Comments on Authoritarianism: Youtube Mediated Feelings of the Young Citizens in Turkey
Comments on Authoritarianism: Youtube Mediated Feelings of the Young Citizens in Turkey
Tuesday, 8 July 2025
Location: ASJE015 (Annex of the Faculty of Legal, Economic, and Social Sciences)
Distributed Paper
This study is about how young citizens perceive the authoritarian regime in Turkey. It argues that feelings are overlooked in the debate on authoritarianism and then proposes the concept of ‘perceived regime’ to provide a framework for the intended discussion. ‘Perceived regime’ is taken as the emotional atmosphere surrounding society and culture under certain political conditions. The main distinctive feature of the concept is that it does not take a given political setting as a ‘fixed form’ but seeks its definitions in the collective semantic world. To understand the dominant feelings of young people, this study analyses the five thousand comments posted under the seven documentaries of the 140Journos, a well-known independent new media content producer on YouTube.
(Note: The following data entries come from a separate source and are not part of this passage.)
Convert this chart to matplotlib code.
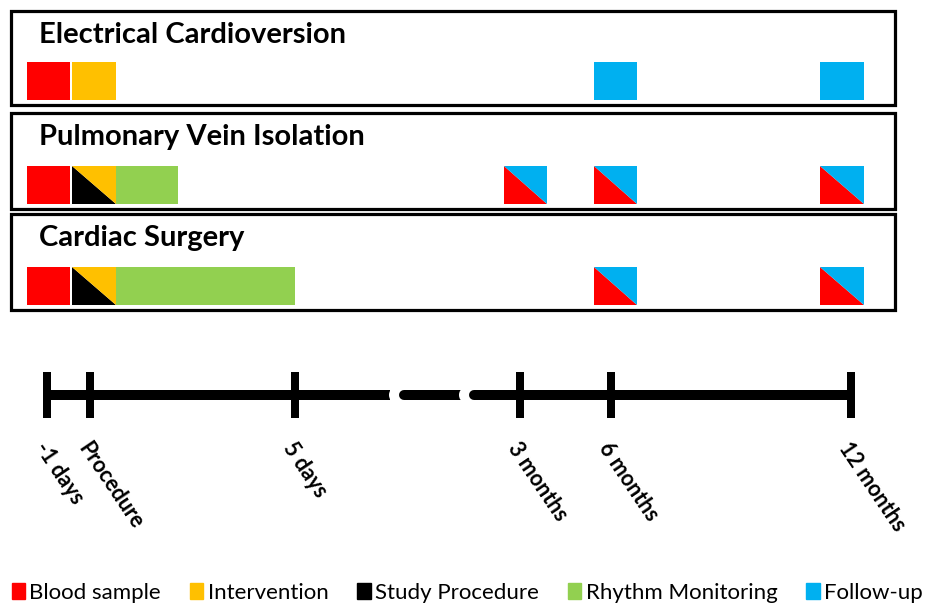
import matplotlib
matplotlib.use("Agg")
import matplotlib.pyplot as plt
from matplotlib.patches import Rectangle, Polygon, Ellipse

plt.rcParams['font.family'] = ['Lato', 'DejaVu Sans']

# colours of the event kinds
colors = {
    "Blood sample": "#FF0000",
    "Intervention": "#FFC000",
    "Study Procedure": "#000000",
    "Rhythm Monitoring": "#92D050",
    "Follow-up": "#00B0F0",
}
legend_order = ["Blood sample", "Intervention", "Study Procedure", "Rhythm Monitoring", "Follow-up"]

# timeline (schematic, x in drawing units)
tick_labels = ["-1 days", "Procedure", "5 days", "3 months", "6 months", "12 months"]
tick_pos = [47, 90, 295, 520, 611, 851]
axis_breaks = [(390, 404), (460, 474)]

# study arms: name and list of (start, end, kinds) ; two kinds -> split square
arms = ["Electrical Cardioversion", "Pulmonary Vein Isolation", "Cardiac Surgery"]
arm_events = [
    [(27, 70, ["Blood sample"]), (72, 116, ["Intervention"]),
     (594, 637, ["Follow-up"]), (820, 864, ["Follow-up"])],
    [(27, 70, ["Blood sample"]), (72, 116, ["Study Procedure", "Intervention"]),
     (116, 178, ["Rhythm Monitoring"]),
     (504, 547, ["Blood sample", "Follow-up"]), (594, 637, ["Blood sample", "Follow-up"]),
     (820, 864, ["Blood sample", "Follow-up"])],
    [(27, 70, ["Blood sample"]), (72, 116, ["Study Procedure", "Intervention"]),
     (116, 295, ["Rhythm Monitoring"]),
     (594, 637, ["Blood sample", "Follow-up"]), (820, 864, ["Blood sample", "Follow-up"])],
]
arm_box_y = [(11, 105), (113, 209), (214, 310)]

fig = plt.figure(figsize=(9.25, 6.06), dpi=100)
ax = fig.add_axes([0, 0, 1, 1])
ax.set_xlim(0, 925)
ax.set_ylim(606, 0)
ax.axis("off")

px = 72 / fig.dpi  # points per pixel

for name, events, (y0, y1) in zip(arms, arm_events, arm_box_y):
    ax.add_patch(Rectangle((11, y0), 884, y1 - y0, fill=False, edgecolor="black", lw=3.2 * px))
    ax.text(39, y0 + 24, name, fontsize=21, fontweight="bold", va="center", ha="left")
    top, bot = y1 - 43, y1 - 5
    for x0, x1, kinds in events:
        if len(kinds) == 1:
            ax.add_patch(Rectangle((x0, top), x1 - x0, bot - top, color=colors[kinds[0]], lw=0))
        else:
            # lower-left triangle first kind, upper-right second kind
            ax.add_patch(Polygon([(x0, top), (x0, bot), (x1, bot)], closed=True,
                                 color=colors[kinds[0]], lw=0))
            ax.add_patch(Polygon([(x0, top), (x1, top), (x1, bot)], closed=True,
                                 color=colors[kinds[1]], lw=0))

# timeline axis line with breaks
ty = 395
lw_line = 10 * px
starts = [tick_pos[0]] + [b[1] for b in axis_breaks]
ends = [b[0] for b in axis_breaks] + [tick_pos[-1] - 4]
for i, (s, e) in enumerate(zip(starts, ends)):
    ax.plot([s, e], [ty, ty], color="black", lw=lw_line,
            solid_capstyle="butt" if i == 0 else "round")
for b0, b1 in axis_breaks:
    ax.add_patch(Ellipse((b0 + 3, ty), 8, 12, color="white", lw=0, zorder=3))

for x, lab in zip(tick_pos, tick_labels):
    ax.plot([x, x], [372, 418], color="black", lw=8 * px, solid_capstyle="butt", zorder=4)
    ax.text(x + 1, 438, lab, fontsize=15.5, fontweight="bold", rotation=-56,
            rotation_mode="anchor", ha="left", va="top")

handles = [Rectangle((0, 0), 1, 1, color=colors[k]) for k in legend_order]
ax.legend(handles, legend_order, loc="lower center", bbox_to_anchor=(0.505, -0.013), ncol=5,
          frameon=False, fontsize=16, handlelength=0.6, handleheight=0.75,
          handletextpad=0.2, columnspacing=1.3, borderaxespad=0.1)

fig.savefig("out.png", dpi=100)
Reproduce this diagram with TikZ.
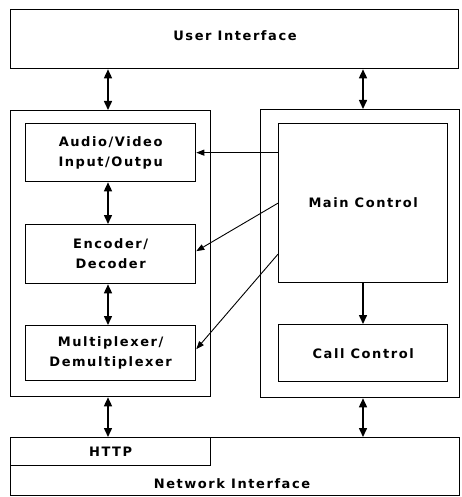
\documentclass[tikz,border=0pt]{standalone}
\usepackage{fontspec}
\newfontfamily\dfont{DejaVu Sans}[LetterSpace=12]
\usetikzlibrary{arrows.meta}
\begin{document}
\begin{tikzpicture}[x=1pt,y=-1pt,
  box/.style={draw, line width=1.3pt, inner sep=0pt, anchor=north west},
  lbl/.style={font=\dfont\bfseries\fontsize{13}{20}\selectfont, align=center},
  dbl/.style={{Triangle[length=9pt,width=8pt]}-{Triangle[length=9pt,width=8pt]}, line width=1.5pt},
  sgl/.style={-{Triangle[length=9pt,width=8pt]}, line width=1.5pt},
  thin/.style={-{Triangle[length=8pt,width=6pt]}, line width=0.9pt}]
\useasboundingbox (0,0) rectangle (461,497);
% outer panels
\node[box, minimum width=200pt, minimum height=286pt] (lp) at (10,110) {};
\node[box, minimum width=199pt, minimum height=288pt] (rp) at (260,109) {};
% user interface
\node[box, minimum width=448pt, minimum height=59pt] (ui) at (10,9) {};
\node[lbl] (uil) at (235,36) {User Interface};
% left boxes
\node[box, lbl, minimum width=170pt, minimum height=58pt] (av) at (25,123) {Audio/Video\\Input/Outpu};
\node[box, lbl, minimum width=170pt, minimum height=59pt] (enc) at (25,224) {Encoder/\\Decoder};
\node[box, lbl, minimum width=170pt, minimum height=55pt] (mux) at (25,325) {Multiplexer/\\Demultiplexer};
% right boxes
\node[box, lbl, minimum width=169pt, minimum height=159pt] (main) at (278,123) {Main Control};
\node[box, lbl, minimum width=169pt, minimum height=57pt] (call) at (278,324) {Call Control};
% network interface
\node[box, minimum width=449pt, minimum height=58pt] (net) at (10,437) {};
\node[box, lbl, minimum width=200pt, minimum height=28pt] (http) at (10,437) {HTTP};
\node[lbl] (netl) at (232,484) {Network Interface};
% arrow columns
\coordinate (lx) at (108,0);
\coordinate (rx) at (363,0);
\draw[dbl] (ui.south -| lx) -- (lp.north -| lx);
\draw[dbl] (ui.south -| rx) -- (rp.north -| rx);
\draw[dbl] (av.south -| lx) -- (enc.north -| lx);
\draw[dbl] (enc.south -| lx) -- (mux.north -| lx);
\draw[dbl] (lp.south -| lx) -- (http.north -| lx);
\draw[dbl] (rp.south -| rx) -- (net.north -| rx);
\draw[sgl] (main.south -| rx) -- (call.north -| rx);
% control lines
\draw[thin] (main.west |- av.east) -- (av.east);
\draw[thin] (main.west) -- ([yshift=3pt]enc.east);
\draw[thin] ([yshift=-51pt]main.west) -- ([yshift=4pt]mux.east);
\end{tikzpicture}
\end{document}
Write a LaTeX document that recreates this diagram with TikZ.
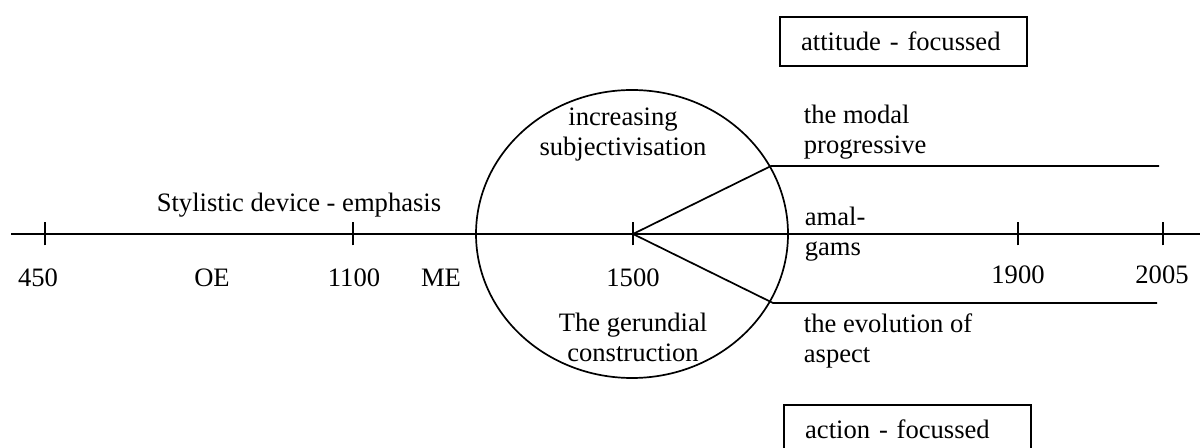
\documentclass[tikz,border=0pt]{standalone}
\usepackage{fontspec}
\setmainfont{Liberation Serif}
\usepackage{tikz}
\usetikzlibrary{positioning}
\tikzset{year label/.style={anchor=base, inner sep=0pt},
         era text/.style={align=center, inner sep=0pt},
         branch text/.style={align=left, anchor=west, inner sep=0pt},
         focus box/.style={draw, thick, anchor=north west, align=left, text width=96pt,
                           inner xsep=10pt, inner ysep=0pt, minimum height=23pt},
         year tick/.style={draw, thick},}

\begin{document}
\begin{tikzpicture}[x=0.47pt, y=-0.47pt, thick, font=\fontsize{12.5}{14.1}\selectfont]
        \useasboundingbox (0,0) rectangle (1200,448);
        % Timeline
        \coordinate (start) at (11,234);
        \coordinate (end) at (1200,234);
        \coordinate (y450) at (45,234);
        \coordinate (y1100) at (353,234);
        \coordinate (y1500) at (633,234);
        \coordinate (y1900) at (1018,234);
        \coordinate (y2005) at (1163,234);
        \draw (start) -- (end);
        \foreach \t in {y450, y1100, y1500, y1900, y2005}
            \path[year tick] ([yshift=-11.5*0.47pt]\t) -- ([yshift=11.5*0.47pt]\t);
        % Circle of change
        \draw (632,234) ellipse [x radius=156, y radius=144];
        % Years and periods
        \node[year label] (l450) at (38,287) {450};
        \node[year label] (oe) at (212,287) {OE};
        \node[year label] (l1100) at (354,287) {1100};
        \node[year label] (me) at (441,287) {ME};
        \node[year label] (l1500) at (633,287) {1500};
        \node[year label] (l1900) at (1018,284) {1900};
        \node[year label] (l2005) at (1162,284) {2005};
        \node[year label] (style) at (299,212) {Stylistic device - emphasis};
        % Inside the circle
        \node[era text] (subj) at (623,135) {increasing\\subjectivisation};
        \node[era text] (gerund) at (633,337) {The gerundial\\construction};
        % Branches
        \coordinate (upjoin) at (771,166);
        \coordinate (upend) at (1159,166);
        \coordinate (lowjoin) at (773,303);
        \coordinate (lowend) at (1157,303);
        \draw (y1500) -- (upjoin) -- (upend);
        \draw (y1500) -- (lowjoin) -- (lowend);
        \node[branch text] (modal) at (803,132) {the modal\\progressive};
        \node[branch text] (amalgams) at (804,234) {amal-\\gams};
        \node[branch text] (aspect) at (803,341) {the evolution of\\aspect};
        % Focus boxes
        \node[focus box] (attitude) at (779,16) {attitude - focussed};
        \node[focus box] (action) at (783,404) {action - focussed};
    \end{tikzpicture}
\end{document}
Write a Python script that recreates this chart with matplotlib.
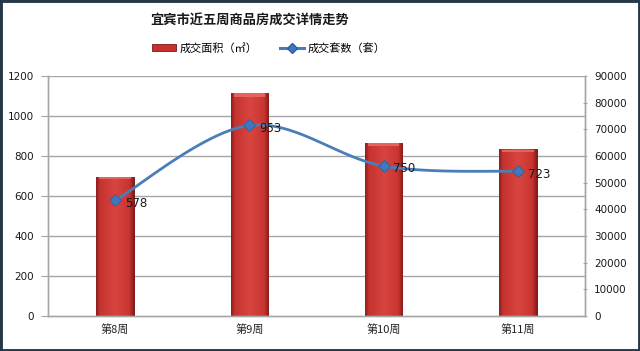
import numpy as np
import matplotlib
matplotlib.use("Agg")
import matplotlib.pyplot as plt
from matplotlib.patches import Rectangle
from matplotlib.lines import Line2D
from matplotlib.colors import LinearSegmentedColormap

plt.rcParams['font.family'] = ['Noto Sans CJK SC', 'DejaVu Sans']

title = "宜宾市近五周商品房成交详情走势"
categories = ["第8周", "第9周", "第10周", "第11周"]
area_m2 = [52200, 83800, 65000, 62600]      # 成交面积（㎡）, right axis
units = [578, 953, 750, 723]                # 成交套数（套）, left axis
left_ticks = [0, 200, 400, 600, 800, 1000, 1200]
right_ticks = [0, 10000, 20000, 30000, 40000, 50000, 60000, 70000, 80000, 90000]

fig = plt.figure(figsize=(6.4, 3.51), dpi=100)
fig.patch.set_facecolor('white')
ax = fig.add_axes([0.075, 0.0997, 0.839, 0.6838])
ax2 = ax.twinx()

x = np.arange(len(categories))
grid_c = '#A6A6A6'

ax2.set_zorder(1)
ax.set_zorder(2)
ax.patch.set_visible(False)
ax2.patch.set_visible(True)
ax2.patch.set_facecolor('white')

ax.set_ylim(left_ticks[0], left_ticks[-1])
ax2.set_ylim(right_ticks[0], right_ticks[-1])
ax.set_xlim(-0.5, len(categories) - 0.5)
ax2.set_xlim(-0.5, len(categories) - 0.5)

scale = right_ticks[-1] / left_ticks[-1]
for t in left_ticks[1:]:
    ax2.axhline(t * scale, color=grid_c, lw=1.0, zorder=0)

bw = 0.28
bars = ax2.bar(x, area_m2, width=bw, color='#CF3A36', edgecolor='#7E1818', lw=0.7, zorder=2)
cmap = LinearSegmentedColormap.from_list('bev', [(0, '#8E1E1E'), (0.1, '#C63430'), (0.5, '#D8443F'),
                                                 (0.88, '#C93531'), (1, '#8A1C1C')])
grad = np.linspace(0, 1, 64).reshape(1, -1)
for b in bars:
    x0 = b.get_x(); w = b.get_width(); h = b.get_height()
    im = ax2.imshow(grad, extent=[x0, x0 + w, 0, h], aspect='auto', cmap=cmap, zorder=2.5)
    im.set_clip_path(b)
    ax2.add_patch(Rectangle((x0 + w * 0.08, h * 0.982), w * 0.84, h * 0.014,
                            facecolor='#E5625D', edgecolor='none', zorder=2.6))
ax2.set_xlim(-0.5, len(categories) - 0.5)
ax2.set_ylim(right_ticks[0], right_ticks[-1])

# smooth line (Catmull-Rom through the data points)
px = np.asarray(x, float); py = np.asarray(units, float)
P = np.vstack([px, py]).T
Pe = np.vstack([P[0], P, P[-1]])
cx, cy = [], []
for i in range(1, len(Pe) - 2):
    p0, p1, p2, p3 = Pe[i - 1], Pe[i], Pe[i + 1], Pe[i + 2]
    t = np.linspace(0, 1, 40)[:, None]
    c = 0.5 * ((2 * p1) + (-p0 + p2) * t + (2 * p0 - 5 * p1 + 4 * p2 - p3) * t ** 2 + (-p0 + 3 * p1 - 3 * p2 + p3) * t ** 3)
    cx.extend(c[:, 0]); cy.extend(c[:, 1])
ax.plot(cx, cy, color='#4A7EBB', lw=2.0, zorder=3, solid_capstyle='round')
ax.plot(x, units, linestyle='none', marker='D', ms=6, color='#3F78BE', mec='#2E5F9E', mew=0.6, zorder=4)
for xi, v in zip(x, units):
    ax.annotate(str(v), (xi, v), xytext=(7, -2), textcoords='offset points', ha='left', va='center',
                fontsize=8.5, color='#1A1A1A', family='DejaVu Sans', zorder=5)

ax.set_yticks(left_ticks)
ax2.set_yticks(right_ticks)
ax.set_xticks(x)
ax.set_xticklabels(categories, fontsize=8, color='#222222')
ax.tick_params(axis='x', length=0, pad=6)
ax.tick_params(axis='y', length=5, color=grid_c, labelsize=7.5, labelcolor='#1A1A1A', pad=5)
ax2.tick_params(axis='y', length=3, color=grid_c, labelsize=7.5, labelcolor='#1A1A1A', pad=5, direction='inout')
for lab in ax.get_yticklabels() + ax2.get_yticklabels():
    lab.set_family('DejaVu Sans')
for a in (ax, ax2):
    for s in a.spines.values():
        s.set_color(grid_c)
        s.set_linewidth(1.0)
ax.spines['top'].set_visible(False)
ax2.spines['top'].set_visible(False)

fig.text(0.39, 0.942, title, ha='center', va='center', fontsize=9.5, fontweight='bold', color='#1A1A1A')

handles = [Rectangle((0, 0), 1, 1, facecolor='#C9302C', edgecolor='#7E1818', lw=0.6),
           Line2D([0], [0], color='#4A7EBB', lw=2.2, marker='D', ms=5, mfc='#3F78BE', mec='#2E5F9E')]
fig.legend(handles, ["成交面积（㎡）", "成交套数（套）"], loc='center', bbox_to_anchor=(0.42, 0.862),
           ncol=2, frameon=False, fontsize=8, handlelength=2.2, handleheight=0.6, columnspacing=2.0,
           handletextpad=0.3)

fig.patches.append(Rectangle((0, 0), 1, 1, transform=fig.transFigure, fill=False,
                             edgecolor='#25384A', lw=3.5, zorder=10))

fig.savefig('out.png', dpi=100, facecolor='white')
The study aims to understand feelings and is therefore designed as qualitative research. As it is a systematic and rule-guided method, as well as suitable for qualitative data analysis software support, I used ‘qualitative content analysis’. Accordingly, the study defines a feeling structure called ‘collective misery.’ Feelings of sadness, despair, hopelessness, anger, resentment, and envy are the fundamental building blocks of this structure, and anxiety is the beam. Furthermore, this study posits that the primary manifestation of the authoritarian regime in Turkey is a pervasive and profound ‘anomie-like’ social formation.